DIRECTIONS:
Emit the entire listing verbatim.

* Start RECORDS PROVIDED *

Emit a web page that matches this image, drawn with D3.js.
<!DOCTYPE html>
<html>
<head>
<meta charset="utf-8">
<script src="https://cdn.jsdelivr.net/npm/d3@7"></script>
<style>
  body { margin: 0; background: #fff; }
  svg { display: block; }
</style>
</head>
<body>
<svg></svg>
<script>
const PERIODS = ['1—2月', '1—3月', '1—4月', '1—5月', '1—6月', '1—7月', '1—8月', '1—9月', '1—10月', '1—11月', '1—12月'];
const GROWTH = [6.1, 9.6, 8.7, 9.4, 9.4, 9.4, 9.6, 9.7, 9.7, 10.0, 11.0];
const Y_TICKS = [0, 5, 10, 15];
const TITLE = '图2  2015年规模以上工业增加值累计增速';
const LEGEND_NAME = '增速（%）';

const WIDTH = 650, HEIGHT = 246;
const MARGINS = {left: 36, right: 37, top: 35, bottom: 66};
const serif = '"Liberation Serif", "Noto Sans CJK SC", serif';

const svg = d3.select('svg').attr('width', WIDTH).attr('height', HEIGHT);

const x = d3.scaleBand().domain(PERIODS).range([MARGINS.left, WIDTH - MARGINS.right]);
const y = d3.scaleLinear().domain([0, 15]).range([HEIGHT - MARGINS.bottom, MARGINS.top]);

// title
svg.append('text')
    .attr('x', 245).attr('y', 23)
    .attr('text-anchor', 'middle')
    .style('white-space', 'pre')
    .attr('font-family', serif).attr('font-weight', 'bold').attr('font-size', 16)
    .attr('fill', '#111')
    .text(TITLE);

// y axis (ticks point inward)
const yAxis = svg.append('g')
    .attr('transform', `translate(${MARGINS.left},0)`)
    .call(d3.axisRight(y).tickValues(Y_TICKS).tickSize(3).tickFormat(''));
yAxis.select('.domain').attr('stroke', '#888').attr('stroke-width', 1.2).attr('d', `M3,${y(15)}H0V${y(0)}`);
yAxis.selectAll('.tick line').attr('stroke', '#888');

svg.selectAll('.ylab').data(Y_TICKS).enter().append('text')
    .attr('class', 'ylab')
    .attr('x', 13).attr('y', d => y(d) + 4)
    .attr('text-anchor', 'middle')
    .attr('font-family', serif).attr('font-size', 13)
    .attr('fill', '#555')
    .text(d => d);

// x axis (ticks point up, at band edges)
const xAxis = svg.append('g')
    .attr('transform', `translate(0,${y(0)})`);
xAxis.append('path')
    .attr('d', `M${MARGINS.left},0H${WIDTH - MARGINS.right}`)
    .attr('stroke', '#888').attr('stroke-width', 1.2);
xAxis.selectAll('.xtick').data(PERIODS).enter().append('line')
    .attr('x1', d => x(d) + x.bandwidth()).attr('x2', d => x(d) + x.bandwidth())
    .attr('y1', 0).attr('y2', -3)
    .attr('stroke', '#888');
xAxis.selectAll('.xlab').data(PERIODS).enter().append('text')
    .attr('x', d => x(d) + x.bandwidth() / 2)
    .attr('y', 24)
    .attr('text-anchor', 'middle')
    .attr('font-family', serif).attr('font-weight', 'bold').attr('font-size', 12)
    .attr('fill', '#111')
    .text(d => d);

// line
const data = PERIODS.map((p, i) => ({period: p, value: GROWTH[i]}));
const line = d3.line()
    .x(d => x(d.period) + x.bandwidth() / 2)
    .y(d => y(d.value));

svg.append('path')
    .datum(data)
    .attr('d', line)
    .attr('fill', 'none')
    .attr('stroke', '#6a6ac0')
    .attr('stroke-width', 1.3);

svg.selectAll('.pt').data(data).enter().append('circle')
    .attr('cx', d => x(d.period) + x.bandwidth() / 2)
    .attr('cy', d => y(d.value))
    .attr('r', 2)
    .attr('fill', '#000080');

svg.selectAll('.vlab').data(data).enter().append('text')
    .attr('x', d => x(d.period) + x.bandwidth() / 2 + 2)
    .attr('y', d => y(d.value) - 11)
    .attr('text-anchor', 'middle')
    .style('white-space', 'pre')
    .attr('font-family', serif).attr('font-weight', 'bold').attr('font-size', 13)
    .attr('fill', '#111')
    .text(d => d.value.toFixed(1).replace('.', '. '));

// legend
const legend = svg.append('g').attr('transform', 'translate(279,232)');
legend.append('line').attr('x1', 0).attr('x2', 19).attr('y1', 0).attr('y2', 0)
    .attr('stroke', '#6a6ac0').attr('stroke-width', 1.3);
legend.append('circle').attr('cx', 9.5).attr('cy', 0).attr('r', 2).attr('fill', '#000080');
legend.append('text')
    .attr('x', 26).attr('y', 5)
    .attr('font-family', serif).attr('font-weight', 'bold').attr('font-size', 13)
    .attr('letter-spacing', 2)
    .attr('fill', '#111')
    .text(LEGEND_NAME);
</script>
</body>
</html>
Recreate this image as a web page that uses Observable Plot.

* End RECORDS PROVIDED *

RESPONSE TO THE EXERCISE:
Emit a web page that matches this image, drawn with D3.js.
<!DOCTYPE html>
<html>
<head>
<meta charset="utf-8">
<script src="https://cdn.jsdelivr.net/npm/d3@7"></script>
<style>
  body { margin: 0; background: #fff; }
  svg { display: block; }
</style>
</head>
<body>
<svg></svg>
<script>
const PERIODS = ['1—2月', '1—3月', '1—4月', '1—5月', '1—6月', '1—7月', '1—8月', '1—9月', '1—10月', '1—11月', '1—12月'];
const GROWTH = [6.1, 9.6, 8.7, 9.4, 9.4, 9.4, 9.6, 9.7, 9.7, 10.0, 11.0];
const Y_TICKS = [0, 5, 10, 15];
const TITLE = '图2  2015年规模以上工业增加值累计增速';
const LEGEND_NAME = '增速（%）';

const WIDTH = 650, HEIGHT = 246;
const MARGINS = {left: 36, right: 37, top: 35, bottom: 66};
const serif = '"Liberation Serif", "Noto Sans CJK SC", serif';

const svg = d3.select('svg').attr('width', WIDTH).attr('height', HEIGHT);

const x = d3.scaleBand().domain(PERIODS).range([MARGINS.left, WIDTH - MARGINS.right]);
const y = d3.scaleLinear().domain([0, 15]).range([HEIGHT - MARGINS.bottom, MARGINS.top]);

// title
svg.append('text')
    .attr('x', 245).attr('y', 23)
    .attr('text-anchor', 'middle')
    .style('white-space', 'pre')
    .attr('font-family', serif).attr('font-weight', 'bold').attr('font-size', 16)
    .attr('fill', '#111')
    .text(TITLE);

// y axis (ticks point inward)
const yAxis = svg.append('g')
    .attr('transform', `translate(${MARGINS.left},0)`)
    .call(d3.axisRight(y).tickValues(Y_TICKS).tickSize(3).tickFormat(''));
yAxis.select('.domain').attr('stroke', '#888').attr('stroke-width', 1.2).attr('d', `M3,${y(15)}H0V${y(0)}`);
yAxis.selectAll('.tick line').attr('stroke', '#888');

svg.selectAll('.ylab').data(Y_TICKS).enter().append('text')
    .attr('class', 'ylab')
    .attr('x', 13).attr('y', d => y(d) + 4)
    .attr('text-anchor', 'middle')
    .attr('font-family', serif).attr('font-size', 13)
    .attr('fill', '#555')
    .text(d => d);

// x axis (ticks point up, at band edges)
const xAxis = svg.append('g')
    .attr('transform', `translate(0,${y(0)})`);
xAxis.append('path')
    .attr('d', `M${MARGINS.left},0H${WIDTH - MARGINS.right}`)
    .attr('stroke', '#888').attr('stroke-width', 1.2);
xAxis.selectAll('.xtick').data(PERIODS).enter().append('line')
    .attr('x1', d => x(d) + x.bandwidth()).attr('x2', d => x(d) + x.bandwidth())
    .attr('y1', 0).attr('y2', -3)
    .attr('stroke', '#888');
xAxis.selectAll('.xlab').data(PERIODS).enter().append('text')
    .attr('x', d => x(d) + x.bandwidth() / 2)
    .attr('y', 24)
    .attr('text-anchor', 'middle')
    .attr('font-family', serif).attr('font-weight', 'bold').attr('font-size', 12)
    .attr('fill', '#111')
    .text(d => d);

// line
const data = PERIODS.map((p, i) => ({period: p, value: GROWTH[i]}));
const line = d3.line()
    .x(d => x(d.period) + x.bandwidth() / 2)
    .y(d => y(d.value));

svg.append('path')
    .datum(data)
    .attr('d', line)
    .attr('fill', 'none')
    .attr('stroke', '#6a6ac0')
    .attr('stroke-width', 1.3);

svg.selectAll('.pt').data(data).enter().append('circle')
    .attr('cx', d => x(d.period) + x.bandwidth() / 2)
    .attr('cy', d => y(d.value))
    .attr('r', 2)
    .attr('fill', '#000080');

svg.selectAll('.vlab').data(data).enter().append('text')
    .attr('x', d => x(d.period) + x.bandwidth() / 2 + 2)
    .attr('y', d => y(d.value) - 11)
    .attr('text-anchor', 'middle')
    .style('white-space', 'pre')
    .attr('font-family', serif).attr('font-weight', 'bold').attr('font-size', 13)
    .attr('fill', '#111')
    .text(d => d.value.toFixed(1).replace('.', '. '));

// legend
const legend = svg.append('g').attr('transform', 'translate(279,232)');
legend.append('line').attr('x1', 0).attr('x2', 19).attr('y1', 0).attr('y2', 0)
    .attr('stroke', '#6a6ac0').attr('stroke-width', 1.3);
legend.append('circle').attr('cx', 9.5).attr('cy', 0).attr('r', 2).attr('fill', '#000080');
legend.append('text')
    .attr('x', 26).attr('y', 5)
    .attr('font-family', serif).attr('font-weight', 'bold').attr('font-size', 13)
    .attr('letter-spacing', 2)
    .attr('fill', '#111')
    .text(LEGEND_NAME);
</script>
</body>
</html>
Recreate this image as a web page that uses Observable Plot.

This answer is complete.